Bolesław G. Składaj z nami
Origami :)

Temat: Jeśli kto porzuca swą rolę....

Złota myśl na sobotę, 17 IX 2011 r.:

Kto idzie za Mną, a porzuca swoją rolę, którą przeznaczono mu zagrać, nie jest godzien Prawdy

Parafraza słów Ewangelii

W oryginale jest "kto idzie za Mną, a nie bierze swego krzyża..." Pomyślałem dziś, że ten niezrozumiały dziś krzyż należałoby zastąpić bliższym nam określeniem "rola" taka jak rola filmowa.

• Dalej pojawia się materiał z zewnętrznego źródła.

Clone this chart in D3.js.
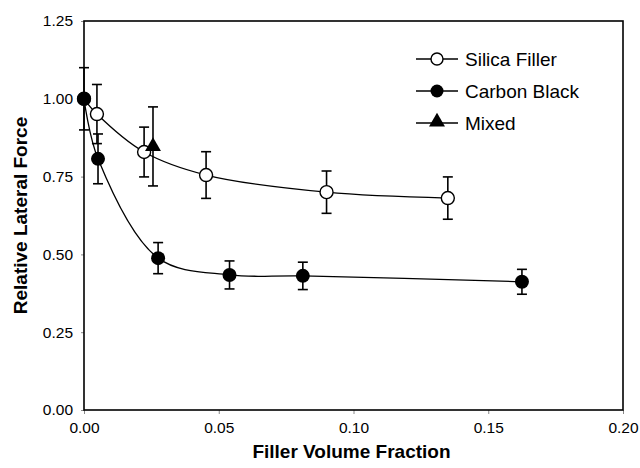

Jestem statystą i wiem jakie kary płaci statysta za opuszczenie planu filmowego. A co jeśli ktoś opuści swoją rolę życiową, zwolni się z niej? Z roli syna, męża, ojca, matki, żony, córki...albo innej roli społecznej - obywatela państwa, pracownika, podatnika...i tak dalej.

Rola życiowa jest podobna do krzyża, ponieważ często jest ciężarem, niechcianym ciężarem który nam nałożono jak Szymonowi Cyrenejczykowi. I tylko miłość może sprawić, że tą rolę/krzyż doniesiemy do końca i umrzemy z nią/na niej.

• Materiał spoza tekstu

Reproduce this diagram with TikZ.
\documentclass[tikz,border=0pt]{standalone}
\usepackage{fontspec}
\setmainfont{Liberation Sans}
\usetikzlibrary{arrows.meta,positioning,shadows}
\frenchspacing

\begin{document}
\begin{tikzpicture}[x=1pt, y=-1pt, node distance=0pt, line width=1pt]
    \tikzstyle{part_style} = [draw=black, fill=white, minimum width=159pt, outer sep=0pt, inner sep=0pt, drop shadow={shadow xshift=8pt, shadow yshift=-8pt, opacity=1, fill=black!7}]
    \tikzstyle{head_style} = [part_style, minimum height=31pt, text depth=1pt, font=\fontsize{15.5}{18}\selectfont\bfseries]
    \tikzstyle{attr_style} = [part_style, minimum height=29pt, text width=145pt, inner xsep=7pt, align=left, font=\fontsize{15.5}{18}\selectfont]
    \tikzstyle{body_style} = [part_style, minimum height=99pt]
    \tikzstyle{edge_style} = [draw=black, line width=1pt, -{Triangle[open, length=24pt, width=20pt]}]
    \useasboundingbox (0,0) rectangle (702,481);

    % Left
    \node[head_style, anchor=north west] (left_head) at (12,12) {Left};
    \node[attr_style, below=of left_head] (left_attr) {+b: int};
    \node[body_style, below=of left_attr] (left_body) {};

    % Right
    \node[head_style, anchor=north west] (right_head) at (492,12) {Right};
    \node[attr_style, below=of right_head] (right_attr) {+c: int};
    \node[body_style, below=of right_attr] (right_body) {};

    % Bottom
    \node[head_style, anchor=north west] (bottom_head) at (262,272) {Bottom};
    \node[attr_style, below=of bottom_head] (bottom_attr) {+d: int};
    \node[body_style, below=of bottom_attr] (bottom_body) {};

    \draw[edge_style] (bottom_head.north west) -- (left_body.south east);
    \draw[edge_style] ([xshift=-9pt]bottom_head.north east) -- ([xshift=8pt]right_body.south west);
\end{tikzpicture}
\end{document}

Każdy może coś powiedzieć o goryczy życia, o goryczy jego drogi i roli życiowej. Ale zwolnić się z niej i pójść na łatwiznę w rozrywki, przyjemności, brak zobowiązań to porzucić Prawdę i nie być jej godnym. Bo prawda o naszym życiu, prawda o nas samych to prawda o naszych rolach życiowych.
Prosić trzeba każdego dnia o miłość, która pomoże wytrwać na krzyżu roli życiowej, kiedy już sił brak i żadnej nagrody.

Wreszcie rola życiowa to najczęściej coś, za co nikt nam nie płaci, nikt nas nie wynagradza. Może to budzić zrozumiałą gorycz i tylko miłość może ją osłodzić.
I nawet gdyby nam przyszło być przybitym do krzyża tej roli życiowej, to na pewno zmartwychwstaniemy, bo miłość w nas żyje i my żyć będziemy.